⟨

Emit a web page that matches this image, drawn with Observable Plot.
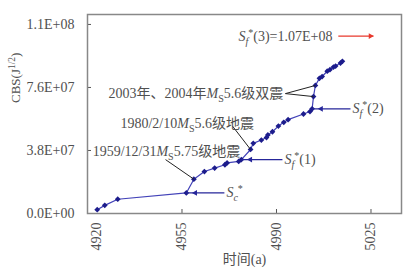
<!DOCTYPE html>
<html><head><meta charset="utf-8">
<script src="https://cdn.jsdelivr.net/npm/d3@7"></script>
<script src="https://cdn.jsdelivr.net/npm/@observablehq/plot@0.6"></script>
<style>
body{margin:0;background:#fff}
svg, svg text{font-family:"Liberation Serif","Noto Sans CJK SC",serif !important;}
</style>
</head><body><div id="chart"></div>
<script>
// ---- data ----
const years = [4923.6, 4926.4, 4931.2, 4956.6, 4959.4, 4963.3, 4967.1, 4970.9, 4971.7, 4976.0, 4977.0, 4980.4, 4981.4, 4984.4, 4986.3, 4986.8, 4988.5, 4990.7, 4992.7, 4994.3, 5000.0, 5002.4, 5003.2, 5003.7, 5004.4, 5005.9, 5006.9, 5008.8, 5009.8, 5011.1, 5011.9, 5013.7, 5014.4];
const cbs = [2.3e6, 4.9e6, 8.6e6, 1.24e7, 2.07e7, 2.53e7, 2.74e7, 2.94e7, 3.05e7, 3.14e7, 3.25e7, 3.86e7, 4.23e7, 4.43e7, 4.58e7, 4.74e7, 4.93e7, 5.27e7, 5.5e7, 5.66e7, 6.0e7, 6.15e7, 6.31e7, 7.05e7, 7.72e7, 8.15e7, 8.26e7, 8.58e7, 8.67e7, 8.83e7, 8.89e7, 9.07e7, 9.18e7];
const xTicks = [4920, 4955, 4990, 5025];
const yTicks = [0, 3.8e7, 7.6e7, 1.14e8];
const yTickLabels = ["0.0E+00", "3.8E+07", "7.6E+07", "1.1E+08"];
const xLabel = "时间(a)";
const yLabel = "CBS(J<sup>1/2</sup>)";
// event notes (leader lines to data points)
const noteLabels = ["1959/12/31<i>M</i><sub>S</sub>5.75级地震", "1980/2/10<i>M</i><sub>S</sub>5.6级地震", "2003年、2004年<i>M</i><sub>S</sub>5.6级双震"];
const noteTargets = [[4], [11], [23, 24]];
// strain thresholds (arrows to data points)
const arrowLabels = ["<i>S</i><isub>c</isub><sup>*</sup>", "<i>S</i><isub>f</isub><sup>*</sup>(1)", "<i>S</i><isub>f</isub><sup>*</sup>(2)"];
const arrowTargets = [3, 10, 22];
const limitLabel = "<i>S</i><isub>f</isub><sup>*</sup>(3)=1.07E+08";
const limitValue = 1.07e8;

// ---- annotation layout (data units) ----
const noteLayout = [
  {tx: 4921.9, ty: 3.74e7, lx: 4948.9, ly: 3.25e7},
  {tx: 4932.2, ty: 5.45e7, lx: 4973.7, ly: 5.27e7},
  {tx: 4927.8, ty: 7.23e7, lx: 4993.3, ly: 7.23e7}
];
const arrowTail = [4970.7, 4992.2, 5017.4];
const limitLayout = {tx: 4975.9, x1: 5012.9, x2: 5025.9};

const plain = s => s.replace(/<[^>]+>/g, "");
const data = years.map((x, i) => ({x, y: cbs[i]}));
const notes = noteLabels.map((label, i) => ({label, ...noteLayout[i]}));
const noteLinks = notes.flatMap((n, i) => noteTargets[i].map(t => ({x1: n.lx, y1: n.ly, x2: years[t], y2: cbs[t]})));
const arrows = arrowLabels.map((label, i) => ({label, tail: arrowTail[i], x: years[arrowTargets[i]], y: cbs[arrowTargets[i]]}));
const limit = [{label: limitLabel, y: limitValue, ...limitLayout}];

const navy = "#26269a", textCol = "#505050", red = "#e8382c";
const font = "Liberation Serif, Noto Sans CJK SC, serif";

const plot = Plot.plot({
  width: 418, height: 277,
  marginLeft: 87, marginRight: 17, marginTop: 14, marginBottom: 64,
  style: {fontFamily: font, fontSize: "14px", color: textCol, background: "#fff"},
  x: {domain: [4920, 5036.3], label: null},
  y: {domain: [0, 1.2e8], label: null},
  marks: [
    Plot.axisY({ticks: yTicks, tickSize: -4, tickFormat: () => "", stroke: "#555", label: null}),
    Plot.axisY({ticks: yTicks, tickSize: 0, tickPadding: 13, tickFormat: d => yTickLabels[yTicks.indexOf(d)], fill: textCol, fontFamily: font, label: null}),
    Plot.axisX({ticks: xTicks, tickSize: -4, tickFormat: () => "", stroke: "#555", label: null}),
    Plot.axisX({ticks: xTicks.slice(0, 1), tickSize: 0, tickRotate: -90, tickPadding: 9, dx: 9, fill: textCol, fontFamily: font, tickFormat: d => String(d), label: null}),
    Plot.axisX({ticks: xTicks.slice(1), tickSize: 0, tickRotate: -90, tickPadding: 9, fill: textCol, fontFamily: font, tickFormat: d => String(d), label: null}),
    Plot.frame({stroke: "#888", strokeWidth: 1.5}),
    Plot.line(data, {x: "x", y: "y", stroke: "#4242b8", strokeWidth: 1.2}),
    Plot.dot(data, {x: "x", y: "y", symbol: "diamond2", r: 2.6, fill: "#1c1c8c"}),
    // leader lines + notes
    Plot.link(noteLinks, {x1: "x1", y1: "y1", x2: "x2", y2: "y2", stroke: "#222", strokeWidth: 1}),
    Plot.text(notes, {x: "tx", y: "ty", text: d => plain(d.label), textAnchor: "start", fill: textCol, fontSize: 14, fontFamily: font}),
    // threshold arrows
    Plot.link(arrows, {x1: "tail", y1: "y", x2: "x", y2: "y", stroke: navy, strokeWidth: 1.2}),
    Plot.dot(arrows, {x: "x", y: "y", symbol: "triangle2", r: 2.8, rotate: -90, dx: 9, fill: navy}),
    Plot.text(arrows, {x: "tail", y: "y", text: d => plain(d.label), textAnchor: "start", dx: 2, fill: textCol, fontSize: 14, fontFamily: font}),
    // limit arrow
    Plot.text(limit, {x: "tx", y: "y", text: d => plain(d.label), textAnchor: "start", fill: textCol, fontSize: 14, fontFamily: font}),
    Plot.link(limit, {x1: "x1", y1: "y", x2: "x2", y2: "y", stroke: red, strokeWidth: 1.2}),
    Plot.dot(limit, {x: "x2", y: "y", symbol: "triangle2", r: 2.8, rotate: 90, dx: -3, fill: red}),
    // axis titles
    Plot.text([xLabel], {frameAnchor: "bottom", dy: 50, text: d => d, fill: textCol, fontSize: 14, fontFamily: font}),
    Plot.text([yLabel], {frameAnchor: "left", dx: -72, dy: -11, rotate: -90, text: d => plain(d), fill: textCol, fontSize: 13, fontFamily: font})
  ]
});
document.getElementById("chart").appendChild(plot);

// ---- rich text (italic, sub/superscripts) ----
const markups = [yLabel, ...noteLabels, ...arrowLabels, limitLabel];
const byPlain = new Map(markups.map(m => [plain(m), m]));
const NS = "http://www.w3.org/2000/svg";
plot.querySelectorAll("text").forEach(t => {
  const m = byPlain.get(t.textContent);
  if (!m) return;
  const re = /<(i|sub|isub|sup)>(.*?)<\/\1>|([^<]+)/g;
  const segs = [];
  let r;
  while ((r = re.exec(m))) segs.push(r[3] ? {t: r[3]} : {t: r[2], tag: r[1]});
  while (t.firstChild) t.removeChild(t.firstChild);
  let shift = 0;
  for (const s of segs) {
    const sp = document.createElementNS(NS, "tspan");
    sp.textContent = s.t;
    const target = (s.tag === "sub" || s.tag === "isub") ? 4 : s.tag === "sup" ? -5 : 0;
    if (target !== shift) sp.setAttribute("dy", target - shift);
    shift = target;
    if (s.tag === "i" || s.tag === "isub") sp.setAttribute("font-style", "italic");
    if (s.tag && s.tag !== "i") sp.setAttribute("font-size", "0.72em");
    t.appendChild(sp);
  }
});
</script>
</body></html>
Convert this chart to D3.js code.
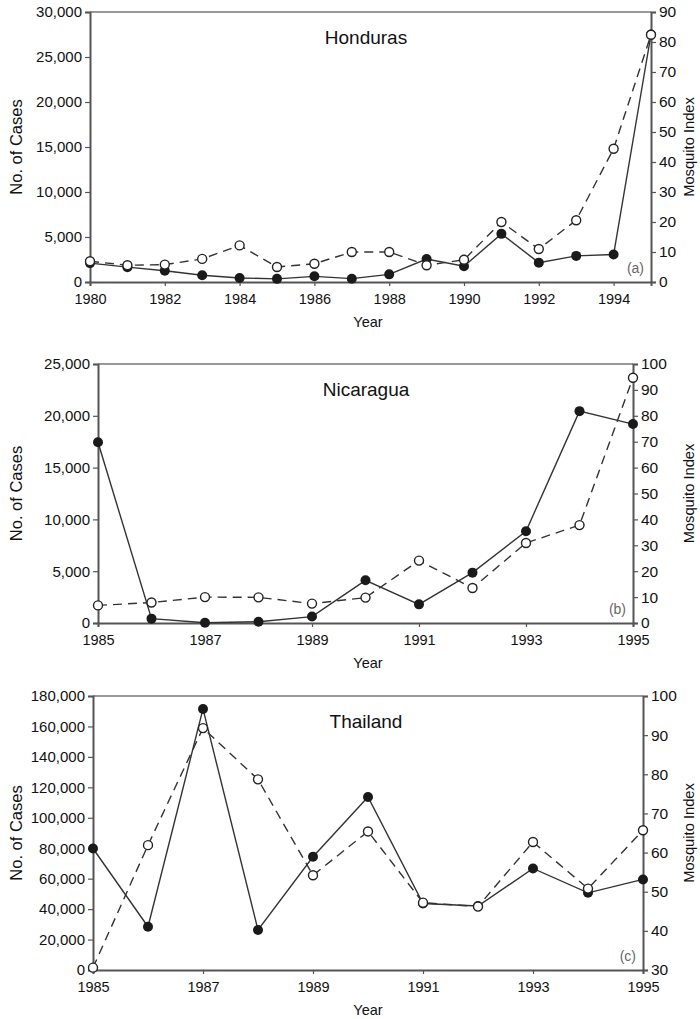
<!DOCTYPE html>
<html>
<head>
<meta charset="utf-8">
<script src="https://cdn.jsdelivr.net/npm/d3@7"></script>
<style>
  body { margin: 0; background: #fff; }
  svg { display: block; font-family: "Liberation Sans", Arial, sans-serif; }
</style>
</head>
<body>
<div id="chart"></div>
<script>
// data: filled circles = cases, open circles = mosquito index
var hondurasYears = d3.range(1980, 1996);
var hondurasCases = [2100, 1650, 1250, 750, 450, 350, 630, 370, 850, 2550, 1750, 5350, 2150, 2900, 3050, 27500];
var hondurasIndex = [6.9, 5.6, 5.8, 7.7, 12.2, 5.0, 6.1, 10, 10, 5.6, 7.4, 20, 11, 20.6, 44.4, 82.4];

var nicaraguaYears = d3.range(1985, 1996);
var nicaraguaCases = [17450, 420, 30, 120, 620, 4120, 1800, 4860, 8860, 20450, 19200];
var nicaraguaIndex = [6.8, 7.9, 10, 9.9, 7.5, 9.8, 24.1, 13.5, 30.9, 37.8, 94.7];

var thailandYears = d3.range(1985, 1996);
var thailandCases = [79800, 28400, 171500, 26300, 74400, 113700, 43700, 42000, 66700, 50700, 59500];
var thailandIndex = [30.6, 61.9, 91.8, 78.7, 54.2, 65.4, 47.2, 46.2, 62.7, 50.8, 65.7];

var hondurasXTicks = [1980, 1982, 1984, 1986, 1988, 1990, 1992, 1994];
var laterXTicks = [1985, 1987, 1989, 1991, 1993, 1995];

var panels = [
  {name: "Honduras", tag: "(a)", years: hondurasYears, cases: hondurasCases, index: hondurasIndex,
   xTicks: hondurasXTicks, casesMax: 30000, casesStep: 5000, indexMin: 0, indexMax: 90,
   left: 90, right: 651, top: 12, bottom: 282},
  {name: "Nicaragua", tag: "(b)", years: nicaraguaYears, cases: nicaraguaCases, index: nicaraguaIndex,
   xTicks: laterXTicks, casesMax: 25000, casesStep: 5000, indexMin: 0, indexMax: 100,
   left: 98, right: 633, top: 364, bottom: 623},
  {name: "Thailand", tag: "(c)", years: thailandYears, cases: thailandCases, index: thailandIndex,
   xTicks: laterXTicks, casesMax: 180000, casesStep: 20000, indexMin: 30, indexMax: 100,
   left: 93, right: 643, top: 696, bottom: 970}
];

var svg = d3.select("#chart").append("svg")
    .attr("width", 700)
    .attr("height", 1019);

var axisColor = "#555",
    lineColor = "#333";

panels.forEach(function(p) {
  var x = d3.scaleLinear()
      .domain([p.years[0], p.years[p.years.length - 1]])
      .range([p.left, p.right]);
  var yCases = d3.scaleLinear().domain([0, p.casesMax]).range([p.bottom, p.top]);
  var yIndex = d3.scaleLinear().domain([p.indexMin, p.indexMax]).range([p.bottom, p.top]);

  var g = svg.append("g");

  // top frame line
  g.append("line")
      .attr("x1", p.left).attr("x2", p.right)
      .attr("y1", p.top).attr("y2", p.top)
      .attr("stroke", "#777").attr("stroke-width", 1.5);

  // axes
  var xAxis = g.append("g")
      .attr("transform", "translate(0," + p.bottom + ")")
      .call(d3.axisBottom(x).tickValues(p.xTicks).tickFormat(d3.format("d")).tickSize(4).tickPadding(8));
  var yAxisL = g.append("g")
      .attr("transform", "translate(" + p.left + ",0)")
      .call(d3.axisLeft(yCases).tickValues(d3.range(0, p.casesMax + 1, p.casesStep)).tickFormat(d3.format(",")).tickSize(5).tickPadding(3));
  var yAxisR = g.append("g")
      .attr("transform", "translate(" + p.right + ",0)")
      .call(d3.axisRight(yIndex).tickValues(d3.range(p.indexMin, p.indexMax + 1, 10)).tickSize(5).tickPadding(3));

  [xAxis, yAxisL, yAxisR].forEach(function(a) {
    a.select(".domain").attr("stroke", axisColor).attr("stroke-width", 2);
    a.selectAll(".tick line").attr("stroke", axisColor).attr("stroke-width", 1.2);
    a.selectAll(".tick text").attr("fill", "#111");
  });
  xAxis.selectAll(".tick text").attr("font-size", 14.5);
  yAxisL.selectAll(".tick text").attr("font-size", 15);
  yAxisR.selectAll(".tick text").attr("font-size", 15.5);

  // axis titles
  var midY = (p.top + p.bottom) / 2;
  g.append("text")
      .attr("transform", "translate(22," + midY + ") rotate(-90)")
      .attr("text-anchor", "middle")
      .attr("font-size", 16.5)
      .attr("fill", "#111")
      .text("No. of Cases");
  g.append("text")
      .attr("transform", "translate(694," + midY + ") rotate(-90)")
      .attr("text-anchor", "middle")
      .attr("font-size", 14.7)
      .attr("fill", "#111")
      .text("Mosquito Index");
  g.append("text")
      .attr("x", 368)
      .attr("y", p.bottom + 45)
      .attr("text-anchor", "middle")
      .attr("font-size", 14.5)
      .attr("fill", "#111")
      .text("Year");

  // country name and panel tag
  g.append("text")
      .attr("x", 366)
      .attr("y", p.top + 32)
      .attr("text-anchor", "middle")
      .attr("font-size", 19)
      .attr("fill", "#111")
      .text(p.name);
  g.append("text")
      .attr("x", p.right - 7)
      .attr("y", p.bottom - 9)
      .attr("text-anchor", "end")
      .attr("font-size", 14)
      .attr("fill", "#666")
      .text(p.tag);

  var casesLine = d3.line()
      .x(function(d, i) { return x(p.years[i]); })
      .y(function(d) { return yCases(d); });
  var indexLine = d3.line()
      .x(function(d, i) { return x(p.years[i]); })
      .y(function(d) { return yIndex(d); });

  g.append("path")
      .datum(p.index)
      .attr("d", indexLine)
      .attr("fill", "none")
      .attr("stroke", lineColor)
      .attr("stroke-width", 1.4)
      .attr("stroke-dasharray", "9,6");
  g.append("path")
      .datum(p.cases)
      .attr("d", casesLine)
      .attr("fill", "none")
      .attr("stroke", lineColor)
      .attr("stroke-width", 1.4);

  g.selectAll(".case-pt")
    .data(p.cases)
    .enter().append("circle")
      .attr("class", "case-pt")
      .attr("cx", function(d, i) { return x(p.years[i]); })
      .attr("cy", function(d) { return yCases(d); })
      .attr("r", 5)
      .attr("fill", "#1a1a1a");

  g.selectAll(".index-pt")
    .data(p.index)
    .enter().append("circle")
      .attr("class", "index-pt")
      .attr("cx", function(d, i) { return x(p.years[i]); })
      .attr("cy", function(d) { return yIndex(d); })
      .attr("r", 4.5)
      .attr("fill", "#fff")
      .attr("stroke", "#222")
      .attr("stroke-width", 1.4);
});
</script>
</body>
</html>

⟩

_Objective_.
Examine the records and pull out every line where the string "chart" occurs.

_Solution to the exercise_.
</head><body><div id="chart"></div>
document.getElementById("chart").appendChild(plot);
Convert this chart to D3.js code.
<div id="chart"></div>
var svg = d3.select("#chart").append("svg")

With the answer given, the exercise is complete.